__Stated task__. Make an exact copy of the records, with the images left out.

__Dataset entries__.

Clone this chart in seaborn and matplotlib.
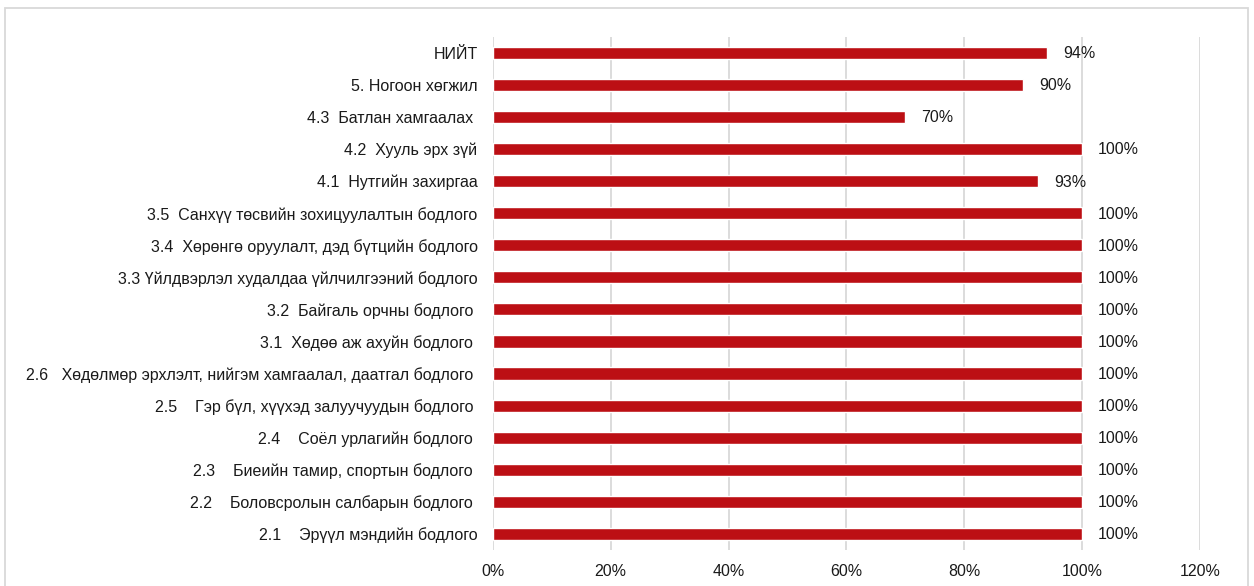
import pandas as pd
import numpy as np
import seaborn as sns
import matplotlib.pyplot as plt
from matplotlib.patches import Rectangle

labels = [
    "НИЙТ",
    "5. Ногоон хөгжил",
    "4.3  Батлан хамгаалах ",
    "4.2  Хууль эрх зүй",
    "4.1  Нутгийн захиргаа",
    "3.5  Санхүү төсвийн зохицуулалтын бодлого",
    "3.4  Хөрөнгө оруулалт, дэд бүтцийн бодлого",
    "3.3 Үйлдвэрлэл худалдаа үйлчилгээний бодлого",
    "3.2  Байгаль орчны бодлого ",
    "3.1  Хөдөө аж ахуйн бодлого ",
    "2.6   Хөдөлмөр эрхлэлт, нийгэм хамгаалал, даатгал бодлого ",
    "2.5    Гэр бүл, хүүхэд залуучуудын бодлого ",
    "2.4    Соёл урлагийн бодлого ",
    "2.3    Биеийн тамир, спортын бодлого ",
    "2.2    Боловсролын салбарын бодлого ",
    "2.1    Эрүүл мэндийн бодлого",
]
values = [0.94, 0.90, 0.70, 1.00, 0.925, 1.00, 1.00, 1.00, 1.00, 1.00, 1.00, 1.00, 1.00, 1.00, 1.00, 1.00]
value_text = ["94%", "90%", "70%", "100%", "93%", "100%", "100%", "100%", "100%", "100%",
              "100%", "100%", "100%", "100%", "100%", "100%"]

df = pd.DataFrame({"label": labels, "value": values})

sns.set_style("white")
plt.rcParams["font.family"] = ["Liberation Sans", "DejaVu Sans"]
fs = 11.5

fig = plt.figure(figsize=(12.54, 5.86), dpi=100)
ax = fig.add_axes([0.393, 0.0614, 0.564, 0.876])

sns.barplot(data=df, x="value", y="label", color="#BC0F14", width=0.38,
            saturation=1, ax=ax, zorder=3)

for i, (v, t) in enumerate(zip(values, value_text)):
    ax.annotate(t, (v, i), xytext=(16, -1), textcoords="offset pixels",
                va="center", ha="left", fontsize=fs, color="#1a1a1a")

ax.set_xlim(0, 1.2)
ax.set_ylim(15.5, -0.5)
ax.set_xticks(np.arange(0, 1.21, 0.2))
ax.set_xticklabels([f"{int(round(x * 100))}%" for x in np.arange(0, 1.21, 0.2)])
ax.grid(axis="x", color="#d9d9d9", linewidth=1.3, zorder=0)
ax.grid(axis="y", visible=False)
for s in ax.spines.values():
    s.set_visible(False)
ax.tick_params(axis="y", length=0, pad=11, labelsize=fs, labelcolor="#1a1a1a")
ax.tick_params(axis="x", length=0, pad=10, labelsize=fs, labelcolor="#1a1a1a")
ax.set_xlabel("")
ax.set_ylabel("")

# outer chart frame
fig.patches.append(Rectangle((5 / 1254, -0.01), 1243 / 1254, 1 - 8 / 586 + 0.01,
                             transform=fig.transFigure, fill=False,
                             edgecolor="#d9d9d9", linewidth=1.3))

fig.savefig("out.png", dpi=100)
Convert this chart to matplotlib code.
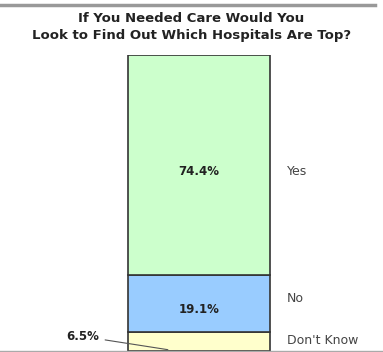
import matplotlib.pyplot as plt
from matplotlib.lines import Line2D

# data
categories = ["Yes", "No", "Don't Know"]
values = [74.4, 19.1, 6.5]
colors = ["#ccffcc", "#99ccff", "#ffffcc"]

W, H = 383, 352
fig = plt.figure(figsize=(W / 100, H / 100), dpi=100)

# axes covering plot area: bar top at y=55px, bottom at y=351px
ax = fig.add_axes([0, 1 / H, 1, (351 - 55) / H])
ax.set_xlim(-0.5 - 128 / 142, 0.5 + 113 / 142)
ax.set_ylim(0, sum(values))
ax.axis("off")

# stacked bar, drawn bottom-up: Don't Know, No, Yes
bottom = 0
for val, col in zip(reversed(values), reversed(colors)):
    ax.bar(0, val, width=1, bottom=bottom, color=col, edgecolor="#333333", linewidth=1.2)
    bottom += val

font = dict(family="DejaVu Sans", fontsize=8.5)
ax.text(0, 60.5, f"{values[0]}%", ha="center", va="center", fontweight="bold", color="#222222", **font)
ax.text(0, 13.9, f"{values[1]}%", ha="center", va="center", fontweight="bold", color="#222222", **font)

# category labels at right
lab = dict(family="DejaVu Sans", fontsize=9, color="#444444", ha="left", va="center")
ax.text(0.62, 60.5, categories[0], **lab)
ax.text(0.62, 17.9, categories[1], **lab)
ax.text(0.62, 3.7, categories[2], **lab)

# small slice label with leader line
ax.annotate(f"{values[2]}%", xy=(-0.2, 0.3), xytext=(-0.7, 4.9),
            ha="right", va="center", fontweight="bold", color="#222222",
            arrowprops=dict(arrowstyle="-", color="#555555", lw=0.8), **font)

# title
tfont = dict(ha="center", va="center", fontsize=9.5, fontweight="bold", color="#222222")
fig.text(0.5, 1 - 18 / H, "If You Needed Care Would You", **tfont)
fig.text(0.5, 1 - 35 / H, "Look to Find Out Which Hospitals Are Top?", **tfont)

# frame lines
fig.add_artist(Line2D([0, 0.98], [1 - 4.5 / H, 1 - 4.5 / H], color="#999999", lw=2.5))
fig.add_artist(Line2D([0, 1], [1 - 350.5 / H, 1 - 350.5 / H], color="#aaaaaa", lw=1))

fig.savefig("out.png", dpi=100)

__Final result__.
Clone this chart in seaborn and matplotlib.
import pandas as pd
import numpy as np
import seaborn as sns
import matplotlib.pyplot as plt
from matplotlib.patches import Rectangle

labels = [
    "НИЙТ",
    "5. Ногоон хөгжил",
    "4.3  Батлан хамгаалах ",
    "4.2  Хууль эрх зүй",
    "4.1  Нутгийн захиргаа",
    "3.5  Санхүү төсвийн зохицуулалтын бодлого",
    "3.4  Хөрөнгө оруулалт, дэд бүтцийн бодлого",
    "3.3 Үйлдвэрлэл худалдаа үйлчилгээний бодлого",
    "3.2  Байгаль орчны бодлого ",
    "3.1  Хөдөө аж ахуйн бодлого ",
    "2.6   Хөдөлмөр эрхлэлт, нийгэм хамгаалал, даатгал бодлого ",
    "2.5    Гэр бүл, хүүхэд залуучуудын бодлого ",
    "2.4    Соёл урлагийн бодлого ",
    "2.3    Биеийн тамир, спортын бодлого ",
    "2.2    Боловсролын салбарын бодлого ",
    "2.1    Эрүүл мэндийн бодлого",
]
values = [0.94, 0.90, 0.70, 1.00, 0.925, 1.00, 1.00, 1.00, 1.00, 1.00, 1.00, 1.00, 1.00, 1.00, 1.00, 1.00]
value_text = ["94%", "90%", "70%", "100%", "93%", "100%", "100%", "100%", "100%", "100%",
              "100%", "100%", "100%", "100%", "100%", "100%"]

df = pd.DataFrame({"label": labels, "value": values})

sns.set_style("white")
plt.rcParams["font.family"] = ["Liberation Sans", "DejaVu Sans"]
fs = 11.5

fig = plt.figure(figsize=(12.54, 5.86), dpi=100)
ax = fig.add_axes([0.393, 0.0614, 0.564, 0.876])

sns.barplot(data=df, x="value", y="label", color="#BC0F14", width=0.38,
            saturation=1, ax=ax, zorder=3)

for i, (v, t) in enumerate(zip(values, value_text)):
    ax.annotate(t, (v, i), xytext=(16, -1), textcoords="offset pixels",
                va="center", ha="left", fontsize=fs, color="#1a1a1a")

ax.set_xlim(0, 1.2)
ax.set_ylim(15.5, -0.5)
ax.set_xticks(np.arange(0, 1.21, 0.2))
ax.set_xticklabels([f"{int(round(x * 100))}%" for x in np.arange(0, 1.21, 0.2)])
ax.grid(axis="x", color="#d9d9d9", linewidth=1.3, zorder=0)
ax.grid(axis="y", visible=False)
for s in ax.spines.values():
    s.set_visible(False)
ax.tick_params(axis="y", length=0, pad=11, labelsize=fs, labelcolor="#1a1a1a")
ax.tick_params(axis="x", length=0, pad=10, labelsize=fs, labelcolor="#1a1a1a")
ax.set_xlabel("")
ax.set_ylabel("")

# outer chart frame
fig.patches.append(Rectangle((5 / 1254, -0.01), 1243 / 1254, 1 - 8 / 586 + 0.01,
                             transform=fig.transFigure, fill=False,
                             edgecolor="#d9d9d9", linewidth=1.3))

fig.savefig("out.png", dpi=100)
Convert this chart to matplotlib code.
import matplotlib.pyplot as plt
from matplotlib.lines import Line2D

# data
categories = ["Yes", "No", "Don't Know"]
values = [74.4, 19.1, 6.5]
colors = ["#ccffcc", "#99ccff", "#ffffcc"]

W, H = 383, 352
fig = plt.figure(figsize=(W / 100, H / 100), dpi=100)

# axes covering plot area: bar top at y=55px, bottom at y=351px
ax = fig.add_axes([0, 1 / H, 1, (351 - 55) / H])
ax.set_xlim(-0.5 - 128 / 142, 0.5 + 113 / 142)
ax.set_ylim(0, sum(values))
ax.axis("off")

# stacked bar, drawn bottom-up: Don't Know, No, Yes
bottom = 0
for val, col in zip(reversed(values), reversed(colors)):
    ax.bar(0, val, width=1, bottom=bottom, color=col, edgecolor="#333333", linewidth=1.2)
    bottom += val

font = dict(family="DejaVu Sans", fontsize=8.5)
ax.text(0, 60.5, f"{values[0]}%", ha="center", va="center", fontweight="bold", color="#222222", **font)
ax.text(0, 13.9, f"{values[1]}%", ha="center", va="center", fontweight="bold", color="#222222", **font)

# category labels at right
lab = dict(family="DejaVu Sans", fontsize=9, color="#444444", ha="left", va="center")
ax.text(0.62, 60.5, categories[0], **lab)
ax.text(0.62, 17.9, categories[1], **lab)
ax.text(0.62, 3.7, categories[2], **lab)

# small slice label with leader line
ax.annotate(f"{values[2]}%", xy=(-0.2, 0.3), xytext=(-0.7, 4.9),
            ha="right", va="center", fontweight="bold", color="#222222",
            arrowprops=dict(arrowstyle="-", color="#555555", lw=0.8), **font)

# title
tfont = dict(ha="center", va="center", fontsize=9.5, fontweight="bold", color="#222222")
fig.text(0.5, 1 - 18 / H, "If You Needed Care Would You", **tfont)
fig.text(0.5, 1 - 35 / H, "Look to Find Out Which Hospitals Are Top?", **tfont)

# frame lines
fig.add_artist(Line2D([0, 0.98], [1 - 4.5 / H, 1 - 4.5 / H], color="#999999", lw=2.5))
fig.add_artist(Line2D([0, 1], [1 - 350.5 / H, 1 - 350.5 / H], color="#aaaaaa", lw=1))

fig.savefig("out.png", dpi=100)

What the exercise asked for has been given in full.